From your expression, explain the effect of this type of measurement error in \(Y\) on the sign and magnitude of the coefficient \(\alpha_1\) compared to \(\beta_1\).

## Question 2 (30 points)

Public outrage about CEO pay finds its roots during the onset of the Great Recession. In this problem, we examine beliefs about CEO compensation. To begin, load `CEO.csv`

from Ed. The data came from a survey of 632 Americans. They were asked questions on how much they thought CEOs do and should earn. (The variables are called \(\texttt{perceived}\) and \(\texttt{ideal}\), respectively).

To begin, produce a scatterplot with perceived CEO earnings among Americans on the x-axis and their ideal earnings on the y-axis. Estimate a least squares regression of ideal earnings on perceived earnings and report your results (coefficients and standard errors) in a neatly formatted table.

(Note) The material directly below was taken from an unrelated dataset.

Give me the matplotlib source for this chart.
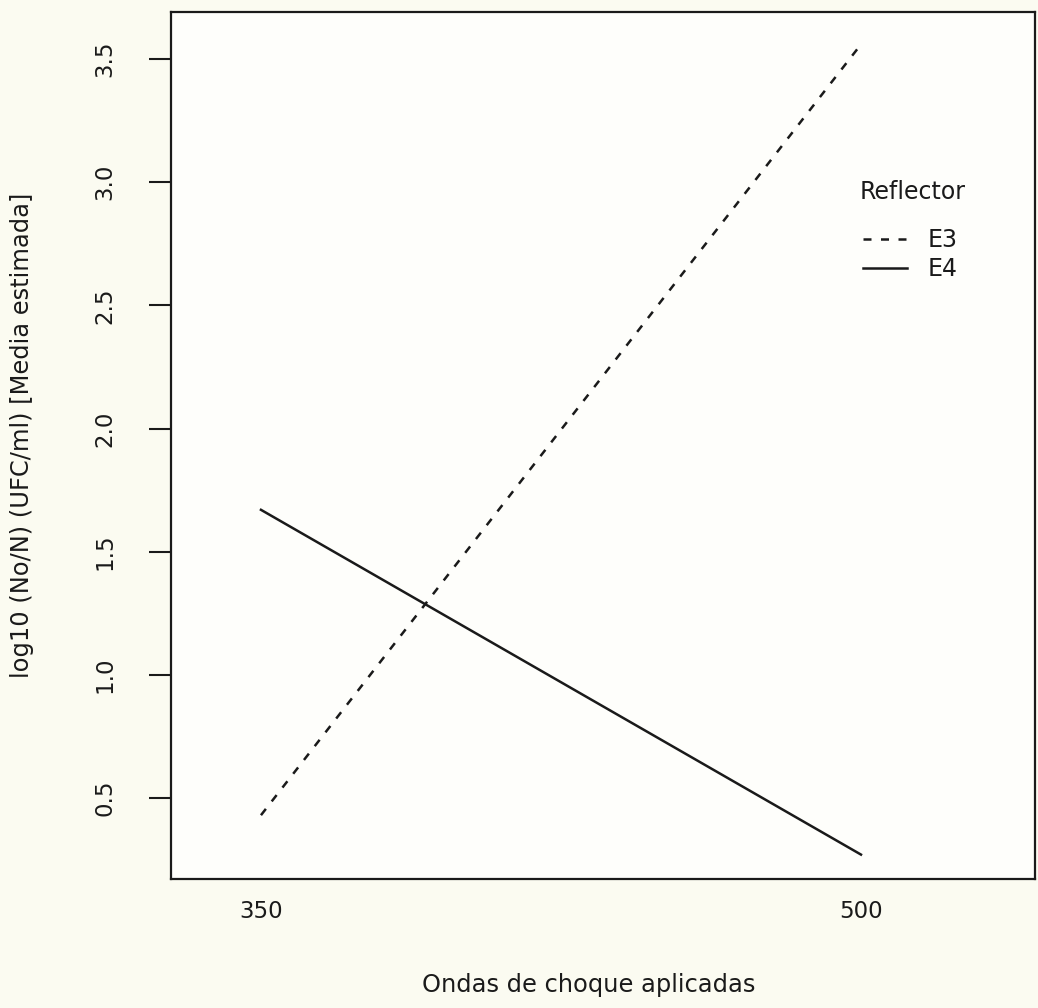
import matplotlib
matplotlib.use("Agg")
import matplotlib.pyplot as plt

# Data
x_labels = ["350", "500"]
series_names = ["E3", "E4"]
e3_values = [0.43, 3.56]
e4_values = [1.67, 0.27]
y_ticks = [0.5, 1.0, 1.5, 2.0, 2.5, 3.0, 3.5]
y_tick_labels = ["0.5", "1.0", "1.5", "2.0", "2.5", "3.0", "3.5"]

plt.rcParams['font.family'] = ['DejaVu Sans']
ink = '#1a1a1a'

fig = plt.figure(figsize=(10.38, 10.08), dpi=100, facecolor='#fbfbf1')
ax = fig.add_axes([0.1647, 0.1280, 0.8324, 0.860])
ax.set_facecolor('#fefefb')

xpos = list(range(1, len(x_labels) + 1))
l3, = ax.plot(xpos, e3_values, color=ink, lw=1.8, linestyle=(0, (3.2, 3.8)), label=series_names[0])
l4, = ax.plot(xpos, e4_values, color=ink, lw=1.8, linestyle='-', label=series_names[1])

ax.set_xlim(0.85, 2.29)
ax.set_ylim(0.171, 3.691)

ax.set_xticks(xpos)
ax.set_xticklabels(x_labels, fontsize=16.5, color=ink)
ax.set_yticks(y_ticks)
ax.set_yticklabels(y_tick_labels, fontsize=16.5, color=ink, rotation=90, va='center')

ax.tick_params(axis='x', length=0, pad=15)
ax.tick_params(axis='y', length=16, width=1.5, pad=23, color=ink)

for sp in ax.spines.values():
    sp.set_linewidth(1.6)
    sp.set_color(ink)

ax.set_xlabel("Ondas de choque aplicadas", fontsize=17.4, color=ink, va='center')
ax.xaxis.set_label_coords(0.483, -0.122)
ax.set_ylabel("log10 (No/N) (UFC/ml) [Media estimada]", fontsize=17.4, color=ink,
              va='center', ha='center')
ax.yaxis.set_label_coords(-0.172, 0.512)

leg = ax.legend(handles=[l3, l4], loc='upper left', bbox_to_anchor=(0.801, 0.751),
                frameon=False, fontsize=17, handlelength=1.86, handletextpad=0.89,
                labelspacing=0.23, borderpad=0, borderaxespad=0)
for t in leg.get_texts():
    t.set_color(ink)
ax.text(0.797, 0.792, "Reflector", transform=ax.transAxes, fontsize=17,
        color=ink, ha='left', va='center')

fig.savefig("out.png", dpi=100, facecolor=fig.get_facecolor())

A fellow researcher wants to know what units might be important for the fit of this regression. Identify the unit in the data with the largest leverage or hat value and describe where on the scatterplot that unit is. Calculate the change in the estimated slope from dropping that unit (you can either run another regression or use the closed-form expression given in lecture).

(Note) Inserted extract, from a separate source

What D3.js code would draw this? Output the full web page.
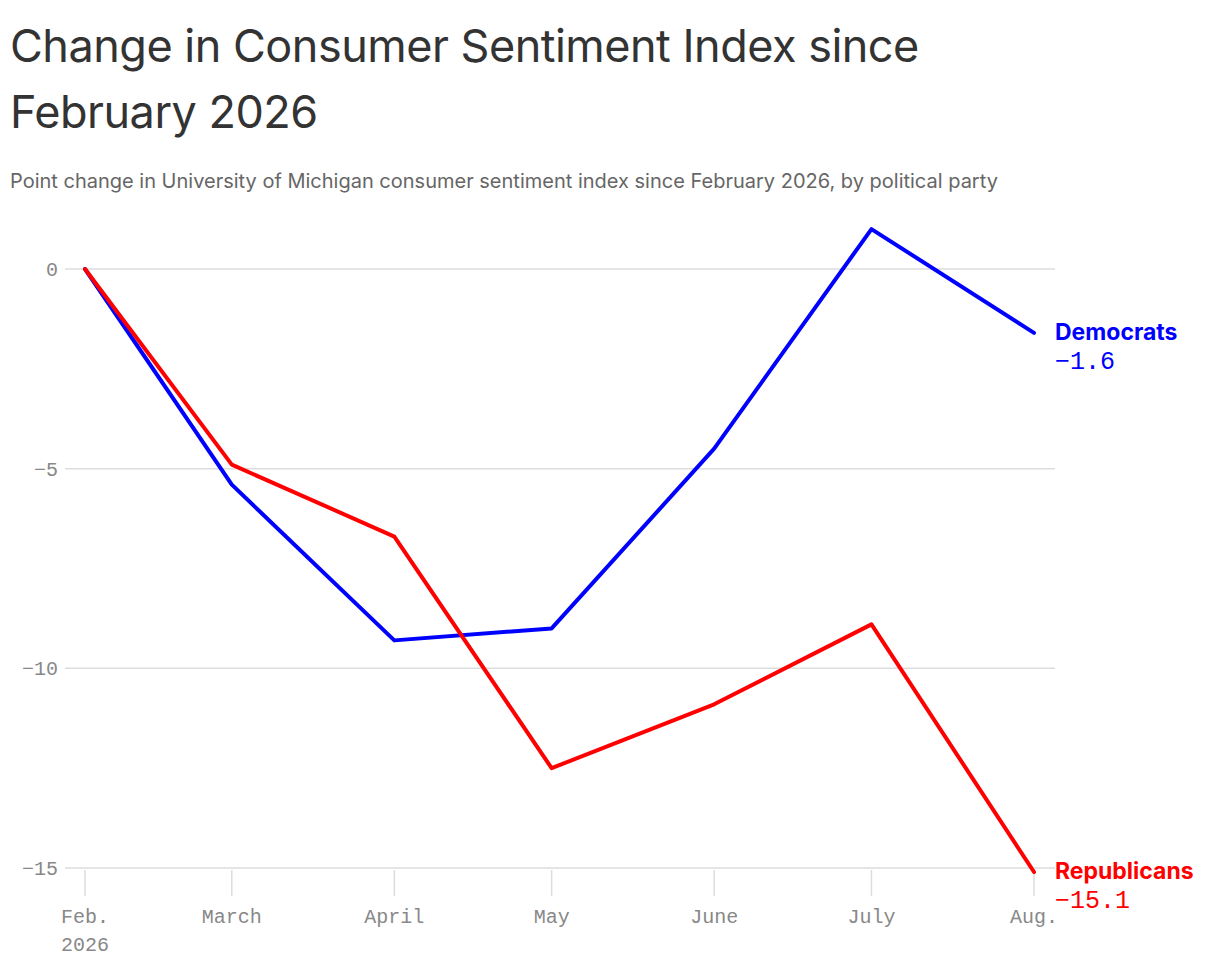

We are going to walk through ways to check our regression assumptions. A common way of checking for non-linearity is to examine a plot in which the fitted values from a regression are plotted on the x-axis and the residuals from the regression are plotted on the y-axis (often called a ). We can get the fitted values from a regression using the \(\texttt{fitted()}\) function and the residuals using the \(\texttt{residuals()}\) function. Intuitively, if linearity holds we would expect the residuals to be positive and negative in equal proportions at all points along the regression line. By plotting the residuals against the fitted values, we can see whether there are regions of the regression line where the residuals tend to be systematically positive or negative. Create a plot like this and interpret it. Based on this method, does there seem to be substantial non-linearity? If so, how would you correct it?

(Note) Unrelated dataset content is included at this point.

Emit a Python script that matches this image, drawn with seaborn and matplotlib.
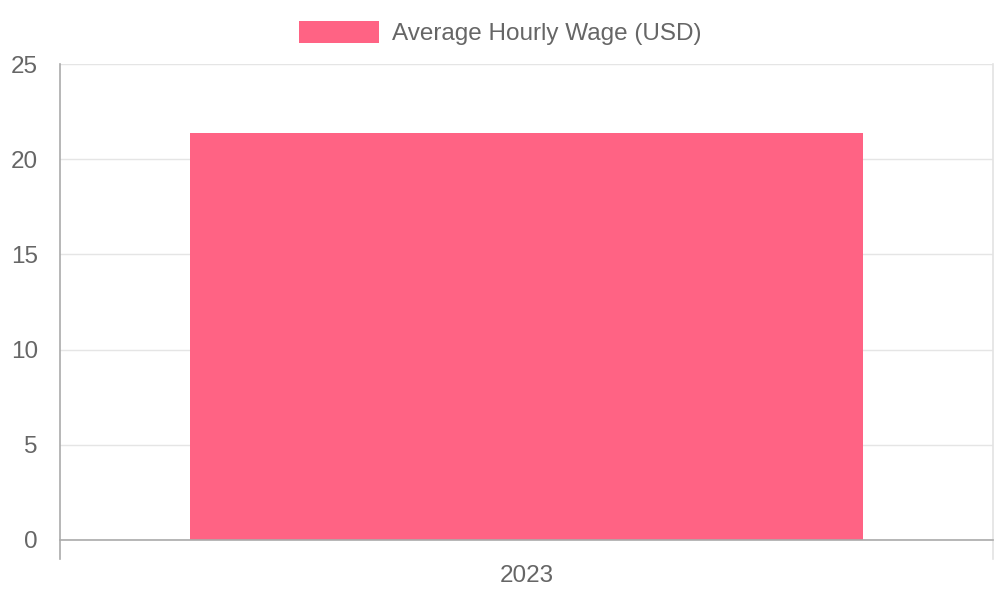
import pandas as pd
import seaborn as sns
import matplotlib.pyplot as plt

years = ['2023']
wages = [21.38]
series_label = 'Average Hourly Wage (USD)'

sns.set_style('white')
plt.rcParams['font.family'] = ['Liberation Sans', 'DejaVu Sans']

df = pd.DataFrame({'year': years, 'wage': wages})

fig = plt.figure(figsize=(10, 6), dpi=100)
ax = fig.add_axes([0.06, 0.1, 0.933, 0.7933])

sns.barplot(data=df, x='year', y='wage', color='#FF6384', saturation=1,
            width=0.722, label=series_label, linewidth=0, ax=ax)

ax.set_xlim(-0.5, 0.5)
ax.set_ylim(0, 25)
ax.set_yticks([0, 5, 10, 15, 20, 25])
ax.set_xlabel('')
ax.set_ylabel('')

# grid + axes styling
ax.yaxis.grid(True, color='#e5e5e5', linewidth=1)
ax.set_axisbelow(True)
ax.spines['top'].set_visible(False)
ax.spines['left'].set_color('#aaaaaa')
ax.spines['bottom'].set_color('#aaaaaa')
ax.spines['right'].set_color('#e3e3e3')
ax.spines['left'].set_bounds(-1.0, 25)
ax.spines['right'].set_bounds(-1.0, 25)
for s in ['left', 'bottom', 'right']:
    ax.spines[s].set_linewidth(1.2)

ax.tick_params(axis='y', length=7, color='#e5e5e5', width=1, pad=9,
               labelsize=17.5, labelcolor='#666666')
ax.tick_params(axis='x', length=0, pad=18, labelsize=17.5, labelcolor='#666666')

leg = ax.legend(loc='center', bbox_to_anchor=(0.5, 0.945), bbox_transform=fig.transFigure,
                frameon=False, fontsize=17.5, handlelength=3.3, handleheight=1.0,
                handletextpad=0.53, labelcolor='#666666')

fig.savefig('out.png', dpi=100)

Now we are going to introduce a second regressor. Estimate a linear model predicting ideal CEO salary using both \(\texttt{perceived}\) CEO salary and \(\texttt{age}\). Report the coefficients and standard errors in a neatly formatted table.

We can recreate the results from part (e) using bivariate regressions. To do so, follow these steps.

Get residuals from a regression of \(\texttt{perceived}\) on \(\texttt{age}\)

Plot \(\texttt{ideal}\) (on the y-axis) against the residuals from step 1 (on the x-axis).

Calculate the regression line of \(\texttt{ideal}\) on the residuals from step 1 and add it to the plot.

What is the slope of the regression line that fits the residuals? How does this relate to the regression in part (e)?

## Question 3 (40 points)

Now let’s formalize the results we observed in 2(d) and 2(e). Consider the following multivariate regression:

\[ Y = X\beta + Z\gamma + \epsilon \]

Show that for any \(\{X, Z\}\), we can decompose \(Z\) into \(P_X Z + M_X Z\), where \(P_X\) and \(M_X\) are the projection matrix and annihilator matrix of \(X\) respectively (hint: use an add and subtract trick). Also show that \(P_X\) and \(M_X\) are orthogonal.

Show that if \(X \perp Z\), then the coefficients we get from regressing \(Y\) on \(X\) and \(Y\) on \(Z\) will be the same coefficients from the joint regression above. (Hint: there are different ways to show this, but one way is to show that the OLS minimization problem separates into two completely separate minimization problems. You could also derive an expression for the bivariate coefficient and then use the orthogonality condition.)

Suppose \(\hat \beta\) and \(\hat \gamma\) are the OLS estimators for \(\beta\) and \(\gamma\) for the regression above. Find a \(\hat \beta'\) such that: \[ \hat Y = X\hat \beta' + (M_X Z)\hat\gamma \] Write \(\hat \beta'\) in terms of \(\hat \beta\) and \(\hat \gamma\), and provide a substantive interpretation of \(\hat \beta'\) in plain English (Hint: \(X\) and \(Z\) are not necessarily orthogonal anymore).

Lastly, show that the following regression

\[ M_X \hat Y = (M_X Z) \hat \gamma \] will return the same OLS estimator \(\hat \gamma\) as in the multivariate regression \(Y = X\beta + Z\gamma + \epsilon\), explain this result in plain English.